Tens of thousands of Germans turned out across the country on Saturday to mark International Holocaust Remembrance Day, just days after a string of protests against right-wing extremists.
Chancellor Olaf Scholz, who earlier this month joined a march against the far right, on Saturday welcomed what he said were “millions of fellow citizens marching in the streets” of Germany.
“Never again,” Scholz vowed Saturday as police in the western city of Duesseldorf said about 100,000 people joined the peaceful protest there.
Demonstrations were planned in 300 towns and villages across the country this weekend, according to the alliance “Together against the extreme right”.
In the northern city of Kiel, police said 11,500 people had gathered before midday.
“Democracy is not for the timid”, read placards alongside others saying, “Red card for the AfD” party of the extreme right.
Physiotherapist Johannes Boecker, aged 29, told AFP, “It was important to demonstrate in memory of the victims of national socialism and also against the rise of the extreme right.”
In Stuttgart, where a couple of thousand people gathered, 60-year-old Margrit Walter told AFP: “I want to create a Nazi-free zone for my grand-daughter.”
Scholz, who had turned out at a protest two weeks ago in Potsdam, close to the capital, said he was delighted to see people “stand up”.
“Never again requires everybody’s vigilance. Our democracy is not a gift from God, it is made by men,” the chancellor said. “Never again is every day.”

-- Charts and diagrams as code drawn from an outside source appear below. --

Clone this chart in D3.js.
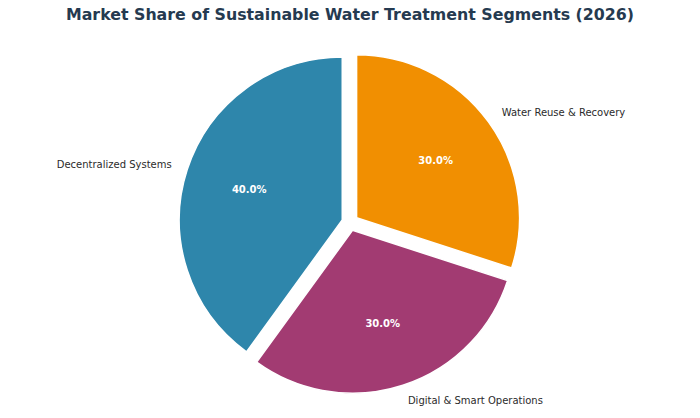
<!DOCTYPE html>
<html>
<head>
<meta charset="utf-8">
<script src="https://cdn.jsdelivr.net/npm/d3@7"></script>
<style>
  body { margin: 0; background: #fff; }
  svg { font-family: "DejaVu Sans", sans-serif; }
</style>
</head>
<body>
<div id="chart"></div>
<script>
// data
var categories = ["Water Reuse & Recovery", "Digital & Smart Operations", "Decentralized Systems"];
var shares = [30, 30, 40];
var colors = ["#F18F01", "#A23B72", "#2E86AB"];

var width = 700, height = 418;
var cx = 350, cy = 222.5;
var radius = 163;
var explode = 0.05 * radius;

var svg = d3.select('#chart')
    .append('svg')
    .attr('width', width)
    .attr('height', height)
    ;

svg.append('text')
    .attr('x', width / 2)
    .attr('y', 20)
    .attr('text-anchor', 'middle')
    .attr('font-size', 15.8)
    .attr('font-weight', 'bold')
    .attr('fill', '#253a50')
    .text('Market Share of Sustainable Water Treatment Segments (2026)')
    ;

var pie = d3.pie().sort(null).value(function(d) { return d; });
var arcs = pie(shares);
var total = d3.sum(shares);

var arc = d3.arc().innerRadius(0).outerRadius(radius);

var chart = svg.append('g')
    .attr('transform', 'translate(' + cx + ',' + cy + ')')
    ;

var slices = chart.selectAll('.slice')
    .data(arcs)
    .enter()
    .append('g')
    .attr('class', 'slice')
    .attr('transform', function(d) {
        var mid = (d.startAngle + d.endAngle) / 2;
        return 'translate(' + (explode * Math.sin(mid)) + ',' + (-explode * Math.cos(mid)) + ')';
    })
    ;

slices.append('path')
    .attr('d', arc)
    .attr('fill', function(d, i) { return colors[i]; })
    .attr('stroke', '#fff')
    .attr('stroke-width', 1.5)
    .attr('stroke-linejoin', 'miter')
    ;

// category labels at 1.1 r
slices.append('text')
    .attr('x', function(d) { return 1.1 * radius * Math.sin((d.startAngle + d.endAngle) / 2); })
    .attr('y', function(d) { return -1.1 * radius * Math.cos((d.startAngle + d.endAngle) / 2); })
    .attr('dy', '0.35em')
    .attr('text-anchor', function(d) { return Math.sin((d.startAngle + d.endAngle) / 2) > 0 ? 'start' : 'end'; })
    .attr('font-size', 10)
    .attr('fill', '#2b2b2b')
    .text(function(d, i) { return categories[i]; })
    ;

// percentages at 0.6 r
slices.append('text')
    .attr('x', function(d) { return 0.6 * radius * Math.sin((d.startAngle + d.endAngle) / 2); })
    .attr('y', function(d) { return -0.6 * radius * Math.cos((d.startAngle + d.endAngle) / 2); })
    .attr('dy', '0.35em')
    .attr('text-anchor', 'middle')
    .attr('font-size', 10)
    .attr('font-weight', 'bold')
    .attr('fill', '#fff')
    .text(function(d) { return (100 * d.value / total).toFixed(1) + '%'; })
    ;
</script>
</body>
</html>
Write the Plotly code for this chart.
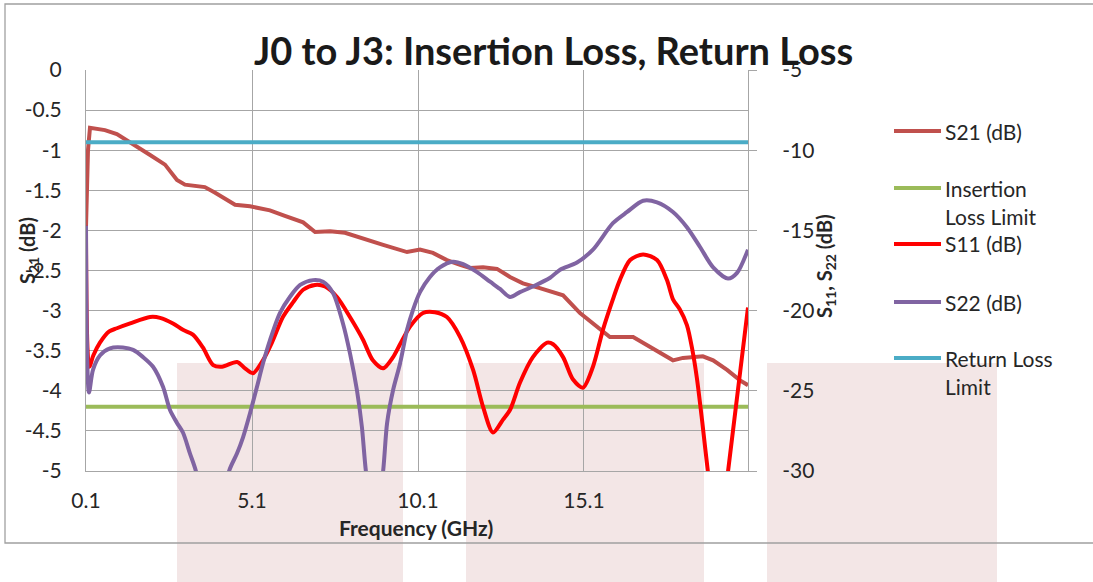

Defence Minister Boris Pistorius joined the protesters in his northwestern hometown of Osnabrueck, where he was born.
“There are three times as many demonstrations as last week, particularly in the east of Germany,” said in a statement the citizen’s alliance Campact, which is among the organisers of the protest movement.
It is in the east, formerly communist East Germany, where the AfD finds its biggest following.
Holocaust Day, commemorating the murder of six million Jews during World War Two, falls on the anniversary of the liberation of the Auschwitz-Birkenau death camp by Soviet troops on January 27, 1945.
In Poland, site of the former camp, Auschwitz survivor Halina Birenbaum, aged 95, lamented anti-Jewish protests around the world and the “barbaric and long Russian attack against Ukraine… the barbaric terrorist attacks by Hamas and war on every side.
“For me it makes the Holocaust go on,” she said.
In Germany, this year’s 79th Holocaust anniversary came shortly after a report by investigative outlet Correctiv that revealed that AfD members had discussed the mass expulsion of immigrants and “non-assimilated citizens” at a November meeting with extremists.
The news sent shockwaves across Germany at a time when the AfD is soaring in opinion polls, just months ahead of three major regional elections in eastern Germany where their support is strongest.
Interior Minister Nancy Faeser compared the extremist meeting on foreigners with the 1942 Wannsee conference when the Nazis plotted to exterminate European Jews.